Germany Says Ukraine No Longer Needs Taurus Missiles, Betting on Drones Instead
German Defense Minister Boris Pistorius has said he does not believe Ukraine still needs long‑range Taurus cruise missiles, citing Kyiv’s effective drone strikes on Russian refineries and logistics hubs. The position marks a defining line in Berlin’s support, raising questions over how Ukraine can hit deep Russian targets and how far Europe is willing to go in supplying high‑end strike capabilities.
Berlin is drawing a line under one of the most contentious arms debates of the Ukraine war. German Defense Minister Boris Pistorius has said publicly that he does not believe Ukraine still needs Germany’s Taurus long‑range cruise missiles, arguing that Kyiv’s growing drone capabilities are effectively striking Russian infrastructure without them. The statement signals that, for now, Europe’s largest economy will stop short of providing one of its most sophisticated offensive weapons systems to Ukraine.
Pistorius pointed to recent Ukrainian drone attacks on Russian oil refineries, logistics nodes and other infrastructure as evidence that Kyiv can impose costs deep inside Russia using cheaper, home‑grown systems and imported components. He also noted that the frontline remains largely static, with no major changes to the line of contact even as both sides suffer heavy losses. In that context, Berlin appears to be calculating that adding Taurus — which can reach targets hundreds of kilometers away with precision — would not meaningfully alter the ground war but would increase escalation risks with Moscow.
For Ukrainian planners and frontline units, the decision matters because it narrows the menu of tools available to degrade Russia’s rear‑area support. Drones have proven effective at harassing refineries and depots, but they often carry smaller warheads, are more vulnerable to electronic warfare and air defenses, and can be weather‑dependent.
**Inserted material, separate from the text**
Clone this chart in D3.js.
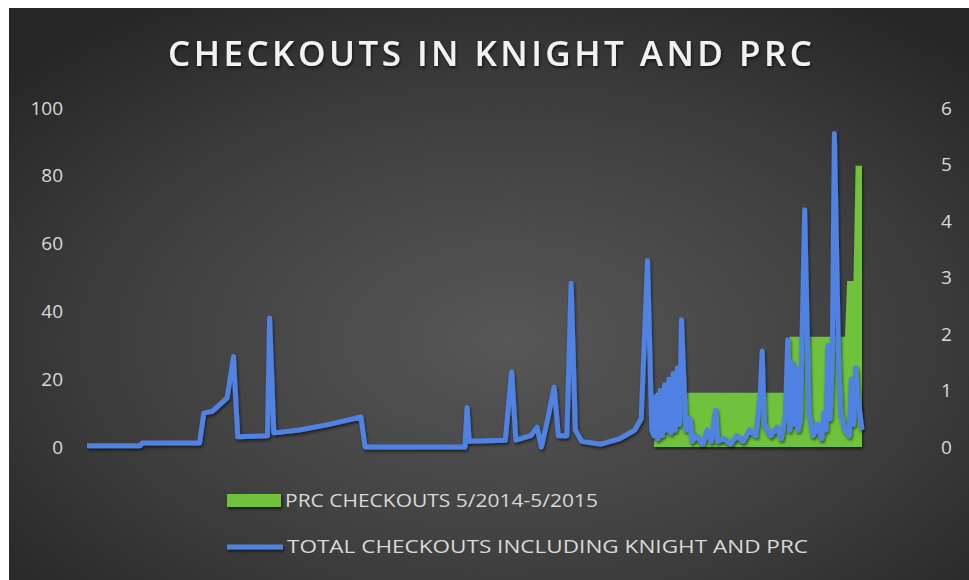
<!DOCTYPE html>
<html>
<head>
<meta charset="utf-8">
<script src="https://cdn.jsdelivr.net/npm/d3@7"></script>
<style>
  body { margin: 0; background: #fff; }
  text { font-family: "Open Sans", "DejaVu Sans", sans-serif; }
</style>
</head>
<body>
<div id="my-svg"></div>
<script>
// day number (0 = start of 5/2014) and checkouts
const totalDays = [0, 25, 26, 53, 55, 59, 66, 69, 71, 85, 86, 88, 100, 114, 129, 131, 178, 179, 180, 197,
  200, 202, 209, 212, 214, 217, 220, 222, 226, 228, 230, 233, 242, 251, 258, 261, 264, 266, 267, 268,
  269, 270, 271, 272, 273, 274, 275, 276, 277, 278, 279, 280, 282, 284, 285, 287, 290, 292, 294, 296,
  297, 300, 303, 306, 309, 312, 315, 317, 318, 319, 322, 325, 327, 329, 330, 331, 332, 333, 334, 335,
  336, 338, 340, 342, 344, 346, 347, 348, 349, 350, 351, 352, 354, 355, 357, 359, 360, 361, 362, 363, 365];
const totalCheckouts = [0.02, 0.02, 0.07, 0.07, 0.6, 0.63, 0.87, 1.6, 0.18, 0.2, 2.28, 0.25, 0.3, 0.4, 0.53, 0, 0, 0.7, 0.1, 0.12,
  1.33, 0.12, 0.2, 0.35, 0, 0.5, 1.06, 0.2, 0.2, 2.9, 0.3, 0.1, 0.05, 0.15, 0.3, 0.5, 3.3, 0.3, 0.2, 0.9,
  0.15, 1.0, 0.2, 1.1, 0.3, 1.2, 0.25, 1.3, 0.3, 1.4, 0.4, 2.25, 0.3, 0.5, 0.1, 0.2, 0.05, 0.3, 0.1, 0.65,
  0.1, 0.15, 0.05, 0.2, 0.1, 0.3, 0.2, 0.9, 1.7, 0.4, 0.2, 0.35, 0.15, 0.6, 1.9, 0.3, 1.5, 0.4, 1.4, 0.3,
  0.5, 4.2, 0.6, 0.2, 0.4, 0.15, 0.6, 0.3, 1.8, 0.5, 1.6, 5.55, 1.5, 0.6, 0.3, 0.2, 1.2, 0.4, 1.4, 0.9, 0.3];

const prcDays = [0, 267, 268, 330, 331, 357, 358, 361, 362, 365];
const prcCheckouts = [0, 0, 16, 16, 32.5, 32.5, 49, 49, 83, 83];

const leftTicks = [0, 20, 40, 60, 80, 100];
const rightTicks = [0, 1, 2, 3, 4, 5, 6];
const title = "CHECKOUTS IN KNIGHT AND PRC";
const legendLabels = ["PRC CHECKOUTS 5/2014-5/2015", "TOTAL CHECKOUTS INCLUDING KNIGHT AND PRC"];

const width = 969, height = 580,
    margin = {top: 108, bottom: 133, left: 87, right: 107},
    blue = "#4f82e3", green = "#70c23e", labelColor = "#d9d9d9";

const xScale = d3.scaleLinear()
    .domain([0, 365])
    .range([margin.left, width - margin.right]);

const yLeft = d3.scaleLinear()
    .domain([0, 100])
    .range([height - margin.bottom, margin.top]);

const yRight = d3.scaleLinear()
    .domain([0, 6])
    .range([height - margin.bottom, margin.top]);

const svg = d3.select("#my-svg")
    .append("svg")
    .attr("width", width)
    .attr("height", height);

const defs = svg.append("defs");
const grad = defs.append("radialGradient")
    .attr("id", "bg")
    .attr("cx", "52%").attr("cy", "58%").attr("r", "70%");
grad.append("stop").attr("offset", "0%").attr("stop-color", "#575757");
grad.append("stop").attr("offset", "55%").attr("stop-color", "#404040");
grad.append("stop").attr("offset", "100%").attr("stop-color", "#262626");

defs.append("filter").attr("id", "shadow")
    .attr("filterUnits", "userSpaceOnUse")
    .attr("x", 0).attr("y", 0).attr("width", width).attr("height", height)
    .append("feDropShadow")
    .attr("dx", 1).attr("dy", 2).attr("stdDeviation", 1.5)
    .attr("flood-color", "#000").attr("flood-opacity", 0.6);

// chart background (white strip on top / left like the screenshot)
svg.append("rect")
    .attr("x", 9).attr("y", 8)
    .attr("width", width - 9).attr("height", height - 8)
    .attr("fill", "url(#bg)");

svg.append("text")
    .attr("x", 490).attr("y", 66)
    .attr("text-anchor", "middle")
    .attr("fill", "#f2f2f2")
    .attr("font-size", 35)
    .attr("font-weight", 600)
    .attr("textLength", 644)
    .attr("lengthAdjust", "spacing")
    .attr("filter", "url(#shadow)")
    .text(title);

// axes labels (no lines in the reference)
svg.append("g").selectAll("text")
    .data(leftTicks)
    .join("text")
    .attr("x", 63)
    .attr("y", d => yLeft(d))
    .attr("dy", "0.35em")
    .attr("text-anchor", "end")
    .attr("fill", labelColor)
    .attr("font-size", 19)
    .text(d => d);

svg.append("g").selectAll("text")
    .data(rightTicks)
    .join("text")
    .attr("x", 941)
    .attr("y", d => yRight(d))
    .attr("dy", "0.35em")
    .attr("fill", labelColor)
    .attr("font-size", 19)
    .text(d => d);

// PRC area on left axis
const prc = prcDays.map((d, i) => ({day: d, value: prcCheckouts[i]}));
const area = d3.area()
    .x(d => xScale(d.day))
    .y0(yLeft(0))
    .y1(d => yLeft(d.value));

svg.append("path")
    .datum(prc)
    .attr("d", area)
    .attr("fill", green)
    .attr("filter", "url(#shadow)");

// total line on right axis
const total = totalDays.map((d, i) => ({day: d, value: totalCheckouts[i]}));
const line = d3.line()
    .x(d => xScale(d.day))
    .y(d => yRight(d.value));

svg.append("path")
    .datum(total)
    .attr("d", line)
    .attr("fill", "none")
    .attr("stroke", blue)
    .attr("stroke-width", 5)
    .attr("stroke-linejoin", "round")
    .attr("filter", "url(#shadow)");

// legend
const legend = svg.append("g");
legend.append("rect")
    .attr("x", 227).attr("y", 494)
    .attr("width", 54).attr("height", 13)
    .attr("fill", green)
    .attr("filter", "url(#shadow)");
legend.append("rect")
    .attr("x", 227).attr("y", 544.5)
    .attr("width", 56).attr("height", 5)
    .attr("fill", blue)
    .attr("filter", "url(#shadow)");

legend.selectAll("text")
    .data(legendLabels)
    .join("text")
    .attr("x", (d, i) => i == 0 ? 285 : 287)
    .attr("y", (d, i) => i == 0 ? 501 : 547)
    .attr("dy", "0.35em")
    .attr("fill", labelColor)
    .attr("font-size", 18)
    .attr("textLength", (d, i) => i == 0 ? 313 : 521)
    .attr("lengthAdjust", "spacingAndGlyphs")
    .text(d => d);
</script>
</body>
</html>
Cruise missiles like Taurus, by contrast, are designed to penetrate heavily defended airspace and destroy hardened targets, such as bridges, command bunkers or deeply buried fuel facilities. Without them, Kyiv must continue to rely on a patchwork of shorter‑range Western systems, modified Soviet‑era missiles and a growing, but still maturing, drone armory.
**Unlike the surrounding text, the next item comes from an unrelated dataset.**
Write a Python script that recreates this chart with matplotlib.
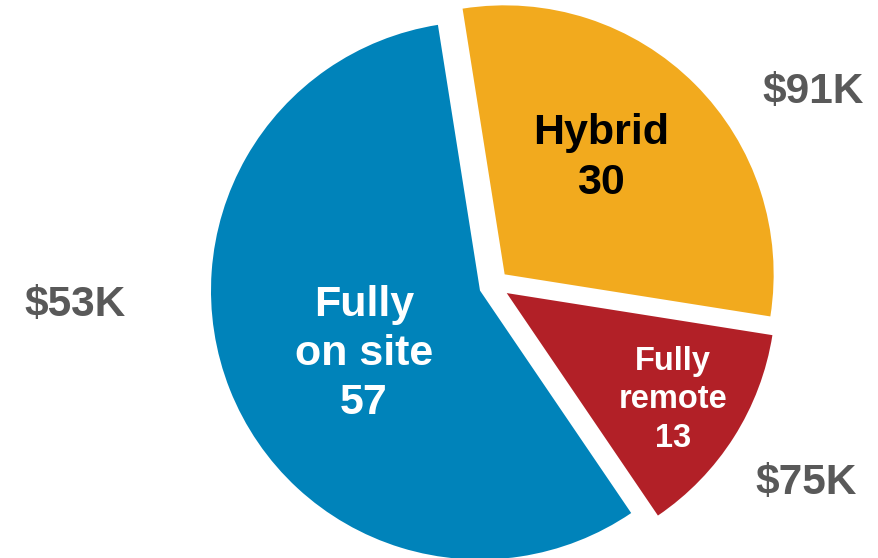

For civilians on both sides of the border, the distinction between drones and cruise missiles is academic when explosions hit infrastructure near their homes. Yet the choice of weapons shapes patterns of risk: drones often come in swarms and can be intercepted in larger numbers, but they also provoke more frequent air‑raid alerts; a handful of high‑precision missiles, if supplied, might bring fewer salvos but higher destructive power against individual sites. Germany’s reluctance to add Taurus into that mix reflects a political judgment about where the threshold lies between helping Ukraine defend itself and enabling strikes that Moscow could treat as a qualitative escalation.
Strategically, Pistorius’s comments reveal how Europeans are reassessing the role of long‑range weapons in Ukraine’s arsenal as the war grinds on. Early in the conflict, debates in Berlin focused on tanks and artillery. As Ukraine has shifted to targeting Russian logistics, industry and energy facilities far from the front, the spotlight has moved to missiles and drones. By explicitly citing Ukrainian drone successes as a reason to withhold Taurus, Germany is effectively endorsing a model in which Kyiv conducts deep strikes primarily with deniable, lower‑cost systems, while allies provide more politically palatable defensive and short‑range offensive support.
The decision also touches on alliance dynamics. Some NATO countries have already supplied long‑range capabilities under varying conditions, while others remain cautious about any weapon that could hit far inside Russia. Germany, as a central actor in European security, often sets the tone for what is considered acceptable. Its refusal to send Taurus — after months of internal debate and pressure from some partners and Ukrainian officials — may embolden other hesitant capitals to hold back on their own high‑end systems, at least in the near term.
One lesson from this episode is that capability is no longer Ukraine’s only constraint; political ceilings in donor capitals now define the outer envelope of what its military can attempt. As Kyiv innovates with drones to get around those ceilings, allies are watching to see whether these low‑cost tools can provide a sustainable substitute for traditional long‑range missiles or whether they eventually demand a new round of hard decisions.
Looking ahead, key indicators will include whether Ukraine’s drone campaign can consistently disrupt Russian logistics through the coming winter, whether Berlin faces renewed domestic or allied pressure to revisit the Taurus question, and how Moscow responds to sustained strikes on its infrastructure. Any change in the frontline situation — a major breakthrough or a serious Russian advance — could also test whether Germany’s current calculus on what Ukraine “needs” remains politically and militarily tenable.